__WORK TO BE COMPLETED__. Write out each line beneath this one exactly as it reads.

○ ○ ○ ○ ○ ○ ○

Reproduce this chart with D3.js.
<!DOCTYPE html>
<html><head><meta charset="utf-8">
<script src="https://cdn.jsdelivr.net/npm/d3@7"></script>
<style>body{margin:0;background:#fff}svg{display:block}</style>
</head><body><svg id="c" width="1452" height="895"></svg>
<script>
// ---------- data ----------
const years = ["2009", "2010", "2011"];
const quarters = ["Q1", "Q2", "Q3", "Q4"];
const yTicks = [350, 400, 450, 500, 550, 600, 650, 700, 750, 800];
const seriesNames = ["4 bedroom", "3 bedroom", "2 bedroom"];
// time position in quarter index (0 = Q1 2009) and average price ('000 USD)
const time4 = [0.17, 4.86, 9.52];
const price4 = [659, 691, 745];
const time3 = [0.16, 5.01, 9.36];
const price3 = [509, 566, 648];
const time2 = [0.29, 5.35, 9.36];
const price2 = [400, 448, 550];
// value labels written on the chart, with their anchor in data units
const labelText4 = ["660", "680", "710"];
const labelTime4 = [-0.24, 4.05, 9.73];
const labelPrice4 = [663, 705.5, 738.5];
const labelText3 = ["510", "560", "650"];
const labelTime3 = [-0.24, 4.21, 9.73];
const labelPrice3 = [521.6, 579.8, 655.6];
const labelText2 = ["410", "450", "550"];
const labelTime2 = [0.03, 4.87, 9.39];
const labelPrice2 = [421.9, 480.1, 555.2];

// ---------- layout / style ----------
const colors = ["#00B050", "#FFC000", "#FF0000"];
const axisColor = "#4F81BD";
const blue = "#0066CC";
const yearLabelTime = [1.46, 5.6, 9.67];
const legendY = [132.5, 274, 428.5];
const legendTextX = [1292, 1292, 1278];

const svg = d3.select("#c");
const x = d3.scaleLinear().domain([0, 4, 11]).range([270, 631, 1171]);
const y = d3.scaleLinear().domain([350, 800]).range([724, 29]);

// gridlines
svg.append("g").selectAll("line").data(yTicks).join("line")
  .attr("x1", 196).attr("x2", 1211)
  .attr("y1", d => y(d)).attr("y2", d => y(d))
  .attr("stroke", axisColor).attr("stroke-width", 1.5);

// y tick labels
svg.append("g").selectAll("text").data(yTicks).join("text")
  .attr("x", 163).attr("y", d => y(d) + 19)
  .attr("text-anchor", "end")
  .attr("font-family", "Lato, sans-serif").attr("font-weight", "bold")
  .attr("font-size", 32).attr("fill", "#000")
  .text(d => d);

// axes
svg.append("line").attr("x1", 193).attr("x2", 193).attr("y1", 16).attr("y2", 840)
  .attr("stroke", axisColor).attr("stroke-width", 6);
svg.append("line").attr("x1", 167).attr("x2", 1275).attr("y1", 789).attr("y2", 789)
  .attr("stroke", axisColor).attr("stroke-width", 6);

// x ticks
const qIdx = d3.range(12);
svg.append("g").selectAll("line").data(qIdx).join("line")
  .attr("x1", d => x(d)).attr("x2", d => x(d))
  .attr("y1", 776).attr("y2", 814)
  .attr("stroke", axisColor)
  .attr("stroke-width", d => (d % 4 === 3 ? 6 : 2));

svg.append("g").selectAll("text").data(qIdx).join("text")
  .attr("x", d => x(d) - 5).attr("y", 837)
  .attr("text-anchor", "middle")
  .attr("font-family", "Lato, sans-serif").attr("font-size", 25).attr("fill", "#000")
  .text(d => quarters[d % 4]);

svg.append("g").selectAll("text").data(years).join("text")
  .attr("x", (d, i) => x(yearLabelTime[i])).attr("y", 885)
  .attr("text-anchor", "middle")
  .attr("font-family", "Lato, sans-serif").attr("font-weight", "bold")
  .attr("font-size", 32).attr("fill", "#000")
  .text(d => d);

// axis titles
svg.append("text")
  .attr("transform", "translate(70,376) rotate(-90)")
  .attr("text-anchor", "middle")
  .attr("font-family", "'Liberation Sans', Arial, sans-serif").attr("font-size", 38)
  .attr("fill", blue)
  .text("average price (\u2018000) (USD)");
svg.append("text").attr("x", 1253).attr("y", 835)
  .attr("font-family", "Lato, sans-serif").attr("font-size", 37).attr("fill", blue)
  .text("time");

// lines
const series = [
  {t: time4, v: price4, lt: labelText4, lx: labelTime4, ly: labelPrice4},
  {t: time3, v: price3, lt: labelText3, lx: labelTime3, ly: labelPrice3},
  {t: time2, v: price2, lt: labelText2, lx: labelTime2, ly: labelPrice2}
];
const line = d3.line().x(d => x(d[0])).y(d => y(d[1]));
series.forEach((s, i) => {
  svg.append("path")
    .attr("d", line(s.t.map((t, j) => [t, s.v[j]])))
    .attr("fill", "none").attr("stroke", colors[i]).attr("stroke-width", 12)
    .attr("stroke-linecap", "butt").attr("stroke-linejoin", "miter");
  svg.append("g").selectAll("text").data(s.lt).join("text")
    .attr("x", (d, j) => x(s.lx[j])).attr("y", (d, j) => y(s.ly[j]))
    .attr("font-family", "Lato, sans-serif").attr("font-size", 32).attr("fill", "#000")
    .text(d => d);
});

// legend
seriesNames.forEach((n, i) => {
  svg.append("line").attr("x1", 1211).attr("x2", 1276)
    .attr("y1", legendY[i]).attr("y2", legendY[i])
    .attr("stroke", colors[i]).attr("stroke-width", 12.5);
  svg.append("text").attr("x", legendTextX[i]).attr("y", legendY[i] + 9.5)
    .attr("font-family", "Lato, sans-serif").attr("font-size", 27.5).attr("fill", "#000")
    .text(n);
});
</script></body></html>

○ ○ ○ ○ ○ ○ ○

__EXERCISE RESPONSE__.
Reproduce this chart with D3.js.
<!DOCTYPE html>
<html><head><meta charset="utf-8">
<script src="https://cdn.jsdelivr.net/npm/d3@7"></script>
<style>body{margin:0;background:#fff}svg{display:block}</style>
</head><body><svg id="c" width="1452" height="895"></svg>
<script>
// ---------- data ----------
const years = ["2009", "2010", "2011"];
const quarters = ["Q1", "Q2", "Q3", "Q4"];
const yTicks = [350, 400, 450, 500, 550, 600, 650, 700, 750, 800];
const seriesNames = ["4 bedroom", "3 bedroom", "2 bedroom"];
// time position in quarter index (0 = Q1 2009) and average price ('000 USD)
const time4 = [0.17, 4.86, 9.52];
const price4 = [659, 691, 745];
const time3 = [0.16, 5.01, 9.36];
const price3 = [509, 566, 648];
const time2 = [0.29, 5.35, 9.36];
const price2 = [400, 448, 550];
// value labels written on the chart, with their anchor in data units
const labelText4 = ["660", "680", "710"];
const labelTime4 = [-0.24, 4.05, 9.73];
const labelPrice4 = [663, 705.5, 738.5];
const labelText3 = ["510", "560", "650"];
const labelTime3 = [-0.24, 4.21, 9.73];
const labelPrice3 = [521.6, 579.8, 655.6];
const labelText2 = ["410", "450", "550"];
const labelTime2 = [0.03, 4.87, 9.39];
const labelPrice2 = [421.9, 480.1, 555.2];

// ---------- layout / style ----------
const colors = ["#00B050", "#FFC000", "#FF0000"];
const axisColor = "#4F81BD";
const blue = "#0066CC";
const yearLabelTime = [1.46, 5.6, 9.67];
const legendY = [132.5, 274, 428.5];
const legendTextX = [1292, 1292, 1278];

const svg = d3.select("#c");
const x = d3.scaleLinear().domain([0, 4, 11]).range([270, 631, 1171]);
const y = d3.scaleLinear().domain([350, 800]).range([724, 29]);

// gridlines
svg.append("g").selectAll("line").data(yTicks).join("line")
  .attr("x1", 196).attr("x2", 1211)
  .attr("y1", d => y(d)).attr("y2", d => y(d))
  .attr("stroke", axisColor).attr("stroke-width", 1.5);

// y tick labels
svg.append("g").selectAll("text").data(yTicks).join("text")
  .attr("x", 163).attr("y", d => y(d) + 19)
  .attr("text-anchor", "end")
  .attr("font-family", "Lato, sans-serif").attr("font-weight", "bold")
  .attr("font-size", 32).attr("fill", "#000")
  .text(d => d);

// axes
svg.append("line").attr("x1", 193).attr("x2", 193).attr("y1", 16).attr("y2", 840)
  .attr("stroke", axisColor).attr("stroke-width", 6);
svg.append("line").attr("x1", 167).attr("x2", 1275).attr("y1", 789).attr("y2", 789)
  .attr("stroke", axisColor).attr("stroke-width", 6);

// x ticks
const qIdx = d3.range(12);
svg.append("g").selectAll("line").data(qIdx).join("line")
  .attr("x1", d => x(d)).attr("x2", d => x(d))
  .attr("y1", 776).attr("y2", 814)
  .attr("stroke", axisColor)
  .attr("stroke-width", d => (d % 4 === 3 ? 6 : 2));

svg.append("g").selectAll("text").data(qIdx).join("text")
  .attr("x", d => x(d) - 5).attr("y", 837)
  .attr("text-anchor", "middle")
  .attr("font-family", "Lato, sans-serif").attr("font-size", 25).attr("fill", "#000")
  .text(d => quarters[d % 4]);

svg.append("g").selectAll("text").data(years).join("text")
  .attr("x", (d, i) => x(yearLabelTime[i])).attr("y", 885)
  .attr("text-anchor", "middle")
  .attr("font-family", "Lato, sans-serif").attr("font-weight", "bold")
  .attr("font-size", 32).attr("fill", "#000")
  .text(d => d);

// axis titles
svg.append("text")
  .attr("transform", "translate(70,376) rotate(-90)")
  .attr("text-anchor", "middle")
  .attr("font-family", "'Liberation Sans', Arial, sans-serif").attr("font-size", 38)
  .attr("fill", blue)
  .text("average price (\u2018000) (USD)");
svg.append("text").attr("x", 1253).attr("y", 835)
  .attr("font-family", "Lato, sans-serif").attr("font-size", 37).attr("fill", blue)
  .text("time");

// lines
const series = [
  {t: time4, v: price4, lt: labelText4, lx: labelTime4, ly: labelPrice4},
  {t: time3, v: price3, lt: labelText3, lx: labelTime3, ly: labelPrice3},
  {t: time2, v: price2, lt: labelText2, lx: labelTime2, ly: labelPrice2}
];
const line = d3.line().x(d => x(d[0])).y(d => y(d[1]));
series.forEach((s, i) => {
  svg.append("path")
    .attr("d", line(s.t.map((t, j) => [t, s.v[j]])))
    .attr("fill", "none").attr("stroke", colors[i]).attr("stroke-width", 12)
    .attr("stroke-linecap", "butt").attr("stroke-linejoin", "miter");
  svg.append("g").selectAll("text").data(s.lt).join("text")
    .attr("x", (d, j) => x(s.lx[j])).attr("y", (d, j) => y(s.ly[j]))
    .attr("font-family", "Lato, sans-serif").attr("font-size", 32).attr("fill", "#000")
    .text(d => d);
});

// legend
seriesNames.forEach((n, i) => {
  svg.append("line").attr("x1", 1211).attr("x2", 1276)
    .attr("y1", legendY[i]).attr("y2", legendY[i])
    .attr("stroke", colors[i]).attr("stroke-width", 12.5);
  svg.append("text").attr("x", legendTextX[i]).attr("y", legendY[i] + 9.5)
    .attr("font-family", "Lato, sans-serif").attr("font-size", 27.5).attr("fill", "#000")
    .text(n);
});
</script></body></html>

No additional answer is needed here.